Why short-term wins can cost long-term growth
When you’re running an ecommerce brand, conversions can feel like the north star. Clicks become customers, ROAS becomes religion, and performance gets measured in decimal points.
But as Will Laurenson (from Customers Who Click) highlights in episode ten of The Leaf Colectivo, chasing conversions at all costs can be a trap, one that distracts from sustainable, profitable growth.
Here’s what we unpacked.

Conversion Rate ≠ Business Health
At first glance, conversion rate looks like a great performance metric. But it’s wildly incomplete. A CRO win that boosts conversion by 5% might mean lower AOV, higher returns, or unprofitable customer acquisition. Will calls out the classic mistake: testing button colours or layouts without understanding what really matters, messaging, intent, and customer behaviour.
Conversion rate went up? Great. But did AOV drop? Did returns increase? Are you more profitable or just more active?

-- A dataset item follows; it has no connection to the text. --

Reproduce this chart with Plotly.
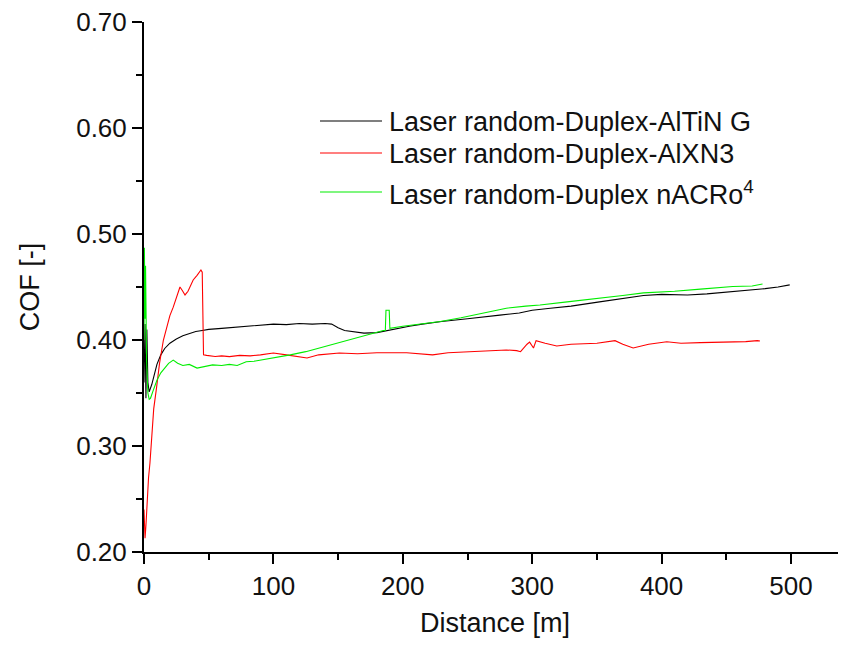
import plotly.graph_objects as go

# ---------------- data ----------------
black_x = [0, 0.8, 1.5, 2.2, 3, 4, 6, 8, 10, 13, 16, 20, 25, 30, 35, 40, 45, 50, 60, 70, 80, 90, 100,
           110, 120, 130, 140, 145, 150, 155, 160, 170, 180, 188, 195, 205, 215, 230, 250, 265, 275,
           290, 300, 314, 330, 352, 370, 386, 400, 420, 435, 450, 468, 480, 490, 499]
black_y = [0.36, 0.415, 0.345, 0.41, 0.36, 0.351, 0.358, 0.368, 0.377, 0.386, 0.392, 0.397, 0.401,
           0.404, 0.406, 0.408, 0.409, 0.410, 0.411, 0.412, 0.413, 0.4135, 0.415, 0.4145, 0.4155,
           0.415, 0.4155, 0.415, 0.4115, 0.409, 0.408, 0.4065, 0.407, 0.409, 0.411, 0.413, 0.415,
           0.4175, 0.420, 0.4225, 0.4235, 0.4255, 0.428, 0.430, 0.432, 0.436, 0.439, 0.442, 0.443,
           0.4425, 0.4435, 0.445, 0.447, 0.4485, 0.450, 0.452]

red_x = [0, 0.8, 1.5, 2.5, 3.5, 4.6, 6, 7.5, 9.8, 12, 15, 18, 20, 22.6, 25, 27.8, 29.5, 31.7, 34, 38,
         41, 44, 45, 45.5, 46, 48.4, 55, 60, 66, 74, 82, 90, 100, 110, 120, 126, 135, 151, 165, 180,
         203, 215, 223, 235, 254, 265, 275, 280, 288, 291, 296, 298, 301, 303, 310, 319, 330, 339,
         350, 364, 370, 378, 390, 404, 415, 430, 445, 455, 465, 474, 476]
red_y = [0.24, 0.213, 0.225, 0.25, 0.27, 0.284, 0.31, 0.335, 0.356, 0.378, 0.40, 0.415, 0.423, 0.431,
         0.440, 0.450, 0.447, 0.4425, 0.446, 0.4566, 0.461, 0.466, 0.464, 0.42, 0.386, 0.3855,
         0.3845, 0.385, 0.3843, 0.3855, 0.385, 0.386, 0.3877, 0.386, 0.384, 0.383, 0.386, 0.3877,
         0.387, 0.388, 0.388, 0.387, 0.386, 0.388, 0.389, 0.3895, 0.3906, 0.3906, 0.390, 0.389,
         0.396, 0.398, 0.3925, 0.3994, 0.397, 0.3943, 0.396, 0.3962, 0.397, 0.3994, 0.396, 0.3925,
         0.396, 0.3984, 0.397, 0.3975, 0.398, 0.398, 0.3985, 0.3994, 0.399]

green_x = [0, 0.3, 0.8, 1.2, 2, 3, 4, 5, 7, 10, 13, 16, 19, 22.6, 26, 30, 35, 41, 47, 53, 60, 66, 72,
           79, 85, 95, 105, 113, 125, 140, 151, 165, 175, 185, 186.5, 187, 189.5, 190, 200, 215, 229,
           245, 260, 280, 295, 306, 327, 350, 370, 386, 410, 430, 455, 470, 478]
green_y = [0.40, 0.487, 0.42, 0.47, 0.38, 0.35, 0.344, 0.345, 0.352, 0.362, 0.369, 0.374, 0.378, 0.381,
           0.378, 0.376, 0.377, 0.3735, 0.375, 0.3765, 0.376, 0.377, 0.376, 0.3795, 0.380, 0.382,
           0.384, 0.386, 0.389, 0.394, 0.398, 0.403, 0.406, 0.409, 0.409, 0.428, 0.428, 0.411, 0.413,
           0.415, 0.4175, 0.421, 0.425, 0.430, 0.432, 0.433, 0.436, 0.439, 0.442, 0.4445, 0.446,
           0.448, 0.4505, 0.451, 0.4528]

series_names = ["Laser random-Duplex-AlTiN G",
                "Laser random-Duplex-AlXN3",
                "Laser random-Duplex nACRo<sup>4</sup>"]
series_colors = ["#000000", "#ff0000", "#00ee00"]

x_ticks = [0, 100, 200, 300, 400, 500]
y_ticks = [0.20, 0.30, 0.40, 0.50, 0.60, 0.70]
y_tick_labels = ["0.20", "0.30", "0.40", "0.50", "0.60", "0.70"]

# ---------------- figure ----------------
OFF = 8  # default page body margin
W, H = 846 - OFF, 646 - 2 * OFF
PL, PR, PT, PB = 144, 846, 22, 552   # plot area in window pixels
L, R, T, B = PL - OFF, 0, PT - OFF, H - (PB - OFF)
FONT = "Liberation Sans, Arial, sans-serif"
TXT = "#111111"

fig = go.Figure()
for xs, ys, name, col in [(black_x, black_y, series_names[0], series_colors[0]),
                          (red_x, red_y, series_names[1], series_colors[1]),
                          (green_x, green_y, series_names[2], series_colors[2])]:
    fig.add_trace(go.Scatter(x=xs, y=ys, mode="lines", name=name,
                             line=dict(color=col, width=1.1), showlegend=False))

# manual legend (window pixels -> paper)
def px2paper_x(px):
    return (px - PL) / (PR - PL)

def px2paper_y(py):
    return (PB - py) / (PB - PT)

legend_rows = [121, 153, 192]
for row, name, col in zip(legend_rows, series_names, series_colors):
    fig.add_shape(type="line", xref="paper", yref="paper",
                  x0=px2paper_x(320), x1=px2paper_x(382),
                  y0=px2paper_y(row), y1=px2paper_y(row),
                  line=dict(color=col, width=1.2))
    fig.add_annotation(xref="paper", yref="paper", x=px2paper_x(387), y=px2paper_y(row + 1),
                       text=name, showarrow=False, xanchor="left", yanchor="middle",
                       font=dict(family=FONT, size=27, color=TXT))

axis_common = dict(showline=True, linecolor="#000000", linewidth=2, ticks="outside",
                   ticklen=10, tickwidth=2, tickcolor="#000000", showgrid=False,
                   zeroline=False, mirror=False, automargin=False,
                   ticklabeloverflow="allow",
                   tickfont=dict(family=FONT, size=26, color=TXT))

fig.update_xaxes(range=[0, 542.5], tickvals=x_ticks,
                 title=dict(text="Distance [m]", font=dict(family=FONT, size=27, color=TXT),
                            standoff=17),
                 minor=dict(ticks="outside", ticklen=6, tickwidth=2, tickcolor="#000000", dtick=50),
                 **axis_common)
fig.update_yaxes(range=[0.20, 0.70], tickvals=y_ticks, ticktext=y_tick_labels,
                 title=dict(text="COF [-]", font=dict(family=FONT, size=27, color=TXT),
                            standoff=29),
                 minor=dict(ticks="outside", ticklen=6, tickwidth=2, tickcolor="#000000", dtick=0.05),
                 **axis_common)

fig.update_layout(width=W, height=H, margin=dict(l=L, r=R, t=T, b=B, autoexpand=False),
                  paper_bgcolor="white", plot_bgcolor="white", showlegend=False)

fig.write_html("out.html")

CRO Isn’t About Changing Buttons
It’s About Changing Thinking
Most brands see CRO as an isolated marketing tactic: run a few A/B tests, tweak some UX, and get a lift. But Will reframes it as Customer Revenue Optimisation, a practice that touches:
- Return rate management
- Fulfilment costs
- Messaging and acquisition alignment
- Lifetime value (LTV) and retention
The biggest wins don’t come from UI changes. They come from knowing your customer and removing friction across the entire journey from the first click to the repeat purchase.
Not Every Win is Worth It
Tempted to offer 25% off just to bump sales? Careful.
Many brands over-incentivise the first purchase, only to attract low-intent buyers who don’t come back, or worse, return the product. That’s not growth. That’s churn.
A good CRO test gives you a clear signal, not just a +2% vanity win. Aim for results that teach you something meaningful.
When to Start Testing (and When to Wait)
Will suggests most brands can get to £1–2M in revenue without heavy CRO. Early gains come from traffic quality and messaging consistency.
But once you’re scaling, especially beyond 75K monthly visits, it’s time to dig deeper:
- Is your LTV real or inflated by returns?
- Are you capturing intent across the funnel?
- Are your messages and page experiences aligned?
Watch Out for the Frankenstein Store
The ease of adding apps to Shopify has led many brands to bloat their stores with 50+ tools. The result? Slower sites, overlapping tools, broken user journeys, and no clear ownership of the customer experience.
A quarterly audit of your stack (and a ruthless removal of what’s not working) is essential for keeping CRO efforts clean and effective.
The Takeaway: Conversion is Just One Piece
Real CRO doesn’t live in isolation. It’s the connective tissue between traffic, product, fulfilment, and retention.
If you’re only measuring conversions, you’re not optimising, you’re gambling. As Gilbert put it in the episode:
It’s not about just getting a result, it’s about learning what actually moves the needle.